Prior to that, Steve served as Senior Vice President, Gathering and Processing at Crosstex Energy, which is now EnLink Midstream Partners. Steve brings expertise in leading midstream businesses, building organizations, business development, marketing and operations, which began with his roots of almost twenty years spent at Chevron and Texaco.
"We are excited to have attracted a strong leader like Steve. He understands the midstream space and brings a strategic and entrepreneurial mindset, a strong customer focus, and a track record of driving profitable organic growth," said Jim Estey, Chairman of the Board. "The Board is confident that we have identified the right leader to drive Gibson's continued infrastructure based growth and evolution within the North American midstream sector."
"This is an exciting time for Gibsons. I am pleased to have the opportunity to lead the company through its next phase of infrastructure growth and development, supported by solid marketing and logistics capabilities," said Spaulding. "Gibsons has an outstanding portfolio of midstream assets and an impressive team of employees across North America. I look forward to getting settled in Calgary and working with the team to advance and execute the Company's strategy."
Steve succeeds current President and CEO, Stew Hanlon, who will be available in an advisory capacity to facilitate the transition into 2018. Mr. Hanlon is retiring from the CEO role after twenty-six years of service to the company.
"I want to thank Stew on behalf of the Board and all his colleagues for his exceptional leadership, dedication and contributions to Gibsons," added Mr. Estey.
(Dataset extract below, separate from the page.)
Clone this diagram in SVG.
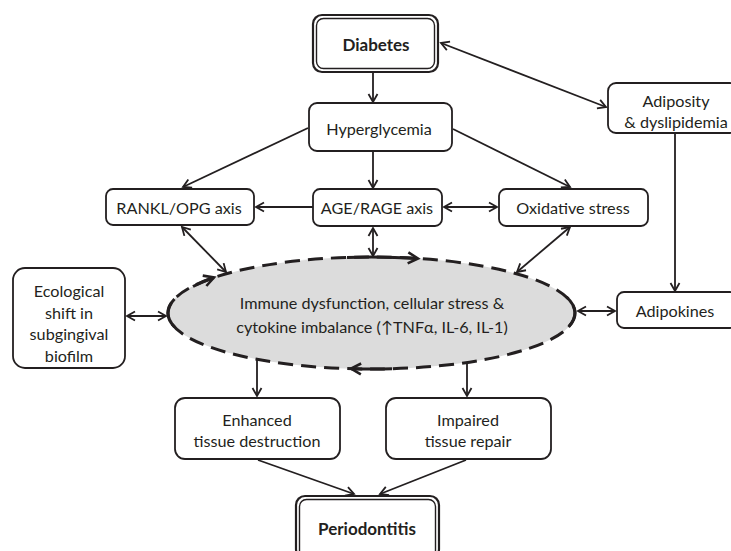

Gibsons is a Canadian-based midstream energy company with operations in most of the key hydrocarbon-rich basins in North America. For over 60 years, Gibsons has delivered integrated midstream solutions to customers in the oil and gas industry. With headquarters in Calgary, Alberta, the Company's North American operations include the storage, blending, processing, transportation, marketing and distribution of crude oil, natural gas liquids and refined products. The Company also provides oilfield waste and water management services.
Gibson Energy Inc. shares trade under the symbol GEI and are listed on the Toronto Stock Exchange. For more information, visit www.gibsons.com.
Certain statements contained in this news release constitute forward-looking information and statements (collectively, "forward-looking statements") including, but not limited to, the retirement of the current President and CEO and the appointment of his successor and management's and the Board's expectations with respect to the Company's business and financial prospects and opportunities. These statements relate to future events or the Company's future performance. All statements other than statements of historical fact are forward-looking statements. The use of any of the words "anticipate", "plan", "contemplate", "continue", "estimate", "expect", "intend", "propose", "might", "may", "will", "shall", "project", "should", "could", "would", "believe", "predict", "forecast", "pursue", "potential" and "capable" and similar expressions are intended to identify forward-looking statements. These statements involve known and unknown risks, uncertainties and other factors that may cause actual results or events to differ materially from those anticipated in such forward-looking statements. No assurance can be given that these expectations will prove to be correct and such forward-looking statements included in this news release should not be unduly relied upon. These statements speak only as of the date of this news release. In addition, this news release may contain forward-looking statements and forward-looking information attributed to third party industry sources. The Company does not undertake any obligations to publicly update or revise any forward looking statements except as required by securities law. Actual results could differ materially from those anticipated in these forward-looking statements as a result of numerous risks and uncertainties including, but not limited to, the risks and uncertainties described in "Forward-Looking Statements" and "Risk Factors" included in the Company's Annual Information Form dated March 7, 2017 as filed on SEDAR.
This news release refers to certain financial measures that are not determined in accordance with International Financial Reporting Standards ("IFRS"). Adjusted EBITDA and Pro Forma Adjusted EBITDA are not measures recognized under IFRS and do not have standardized meanings prescribed by IFRS. Management considers these to be important supplemental measures of the Company's performance and believes these measures are frequently used by securities analysts, investors and other interested parties in the evaluation of companies in its industries with similar capital structures. See "Summary of Quarterly Results" in the Company's MD&A for a reconciliation of EBITDA to net income, the IFRS measure most directly comparable to EBITDA, and for a reconciliation of Adjusted EBITDA and Pro Forma Adjusted EBITDA to EBITDA. Distributable cash flow is used to assess the level of cash flow generated from ongoing operations and to evaluate the adequacy of internally generated cash flow to fund dividends. See "Distributable Cash Flow" in the Company's MD&A for a reconciliation of distributable cash flow to cash flow from operations, the IFRS measure most directly comparable to distributable cash flow. Investors are encouraged to evaluate each adjustment and the reasons the Company considers it appropriate for supplemental analysis. Investors are cautioned, however, that these measures should not be construed as an alternative to net income determined in accordance with IFRS as an indication of the Company's performance.